A family? Keeping her sane? As if.

And now she’d offered to be part of one.

But it was only for a couple of days. She could do this. After what she’d been through, she knew she could pretty much do anything she needed.

But this was what someone else needed. Tom.

A stepfather. A man who’d left his kids with someone totally irresponsible.

So why had she made the offer? It wasn’t her fault the kid had hurt his hand. She didn’t get involved—she never had. And yet here she was, two minutes after arriving at Shallow Bay, putting her hand up to move in with a house full of kids. It was so unlike her it left her stunned.

Was it the thought of kids being left with a stepfather? After all this time, the word still made her feel sick to the stomach.

She was overreacting, she knew she was. Cinderella’s stepmother… Her own stepfather… They’d given the roles such a bad name.

One was a fairy story, she told herself, but her own…

Get over it.

Luckily she had medicine to distract her. It was a relief to move back into treating doctor mode. She was using local anaesthetic. Kit was awake and terrified, so she needed Tom to be Kit’s support person.

Roscoe had set up a screen so Kit couldn’t see her work. Tom could see over the screen but she had to block both Tom and Kit out. It was only Kit’s hand that mattered.

The anaesthetic block was cutting off sensation and Tom was keeping the little boy still. Conscious all the time of doing no more damage, she started removing slivers of glass. Left in situ, they could move during the flight and cause more damage.

There was enough damage already. He must have dragged his hand backward as he’d felt it cut. The glass had sliced from palm down to wrist and then across as he’d jerked back out of the shattered window.

She was focusing fiercely. Broken glass was appallingly difficult to clear from wounds, as its transparency made it notoriously hard to see. Roscoe was in the background, handing her what she needed, but Tom was right there. One of his hands was under Kit’s head, cradling like a pillow. The other was on Kit’s elbow, stopping it moving.

Despite her concentration on the wound, she couldn’t quite block out his presence. He was holding the little boy still but hugging him at the same time.

‘This is going to be an amazing scar,’ he was telling Kit. ‘You’ll need to make up a great story to go with it. Maybe we could get Dr Tilding to make marks that look like crocodile teeth to go with it. Then we could tell everyone that instead of staying with your grandparents last year you went croc hunting. Maybe one attacked Henry and you fought it off with your bare hands. I think it was a whopper, twenty feet long with teeth the size of my hedge-cutters. But you fought and fought and finally it held up its hands—paws?—what do crocodiles have? Anyway, your crocodile surrendered. And you told him it’d be okay as long as he said sorry and let you have a ride on his back.’

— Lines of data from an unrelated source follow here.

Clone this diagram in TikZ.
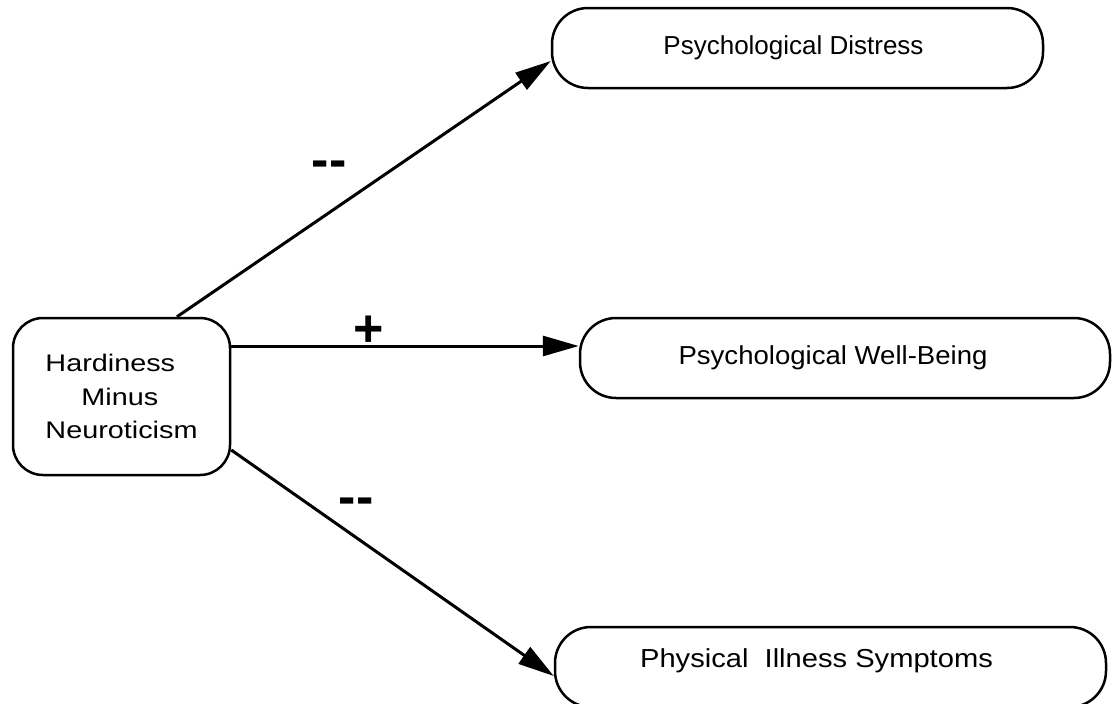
\documentclass[tikz,border=0pt]{standalone}
\usepackage{fontspec}
\setmainfont{Liberation Sans}
\newfontfamily\stretchA[FakeStretch=1.06]{Liberation Sans}
\newfontfamily\stretchB[FakeStretch=1.12]{Liberation Sans}
\newfontfamily\stretchH[FakeStretch=1.2]{Liberation Sans}
\usetikzlibrary{arrows.meta}
\begin{document}
\begin{tikzpicture}[x=1pt,y=-1pt,
  oval/.style={draw, line width=2.5pt, rounded corners=36pt, minimum width=#1, minimum height=80pt,
    inner sep=0pt, font=\fontsize{26}{30}\selectfont},
  causebox/.style={draw, line width=2.5pt, rounded corners=30pt, minimum width=217pt, minimum height=157pt,
    inner sep=0pt, align=left, font=\stretchH\fontsize{24}{33.5}\selectfont},
  link/.style={line width=3pt, -{Triangle[length=36pt,width=20pt]}},
  sign/.style={anchor=base, inner sep=0pt, font=\fontsize{52}{52}\selectfont\bfseries}]
\useasboundingbox (0,0) rectangle (1112,704);
% predictor
\node[causebox] (hm) at (121.5,396.5) {Hardiness\\ \hspace*{36pt}Minus\\ Neuroticism};
% outcomes
\node[oval=491pt] (pd) at (797.5,48) {Psychological Distress\hspace*{8pt}};
\node[oval=530pt] (pwb) at (845,358) {\stretchA Psychological Well-Being\hspace*{24pt}};
\node[oval=551pt] (pis) at (830.5,667) {\stretchB\raisebox{18pt}{Physical\ \ Illness Symptoms}\hspace*{28pt}};
% paths
\draw[link] ([xshift=55.5pt]hm.north) -- ([yshift=-13pt]pd.west);
\draw[link] ([yshift=50.5pt]hm.east) -- ([yshift=12pt]pwb.west);
\draw[link] ([yshift=-53.5pt]hm.east) -- ([yshift=-9pt]pis.west);
% signs of the effects
\node[sign] (s1) at (329,177.5) {-{}-};
\node[sign] (s2) at (369,346) {+};
\node[sign] (s3) at (356,514) {-{}-};
\end{tikzpicture}
\end{document}
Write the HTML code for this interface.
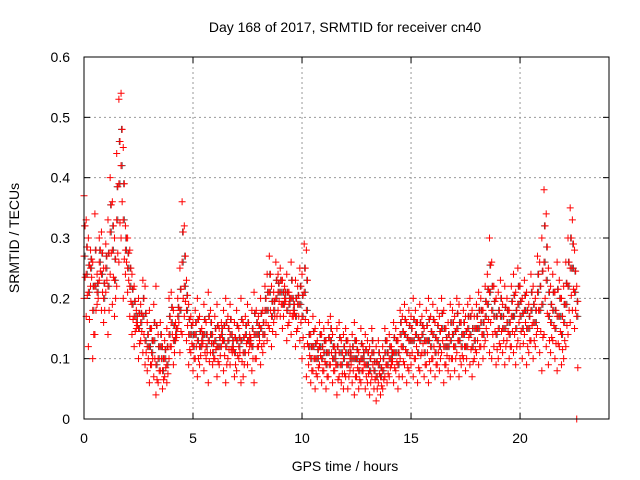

And to Rachel’s astonishment the little boy managed a weak chuckle. ‘That’s silly,’ he quavered. ‘Kids don’t ride crocodiles.’

‘I bet superheroes do,’ Tom said. ‘This scar looks like a superhero scar. Does it look like a superhero scar to you, Dr Tilding?’

She’d just fielded a sliver of glass. She held it still for a moment in her forceps, making sure her grip was secure before she tried to shift it, then transferred it to the kidney dish.

‘It’ll definitely be a superhero scar,’ she agreed. ‘You might need to buy a new T-shirt, Kit. One with Batman on the front?’

‘Batman?’ Kit said, with a brief return of spirit. With scorn to match. ‘Batman’s old.’ And then his face crumpled as he recalled another grief. ‘My meerkat T-shirt… It’s all bloody.’

‘We’ll try and fix it,’ Tom told him, but even Rachel could hear the doubt. And Roscoe grimaced behind him. To get monitors on the little boy’s chest they’d simply sliced the T-shirt away, not only to get fast access but also to check there were no other lacerations underneath. The T-shirt was now a mangled mess.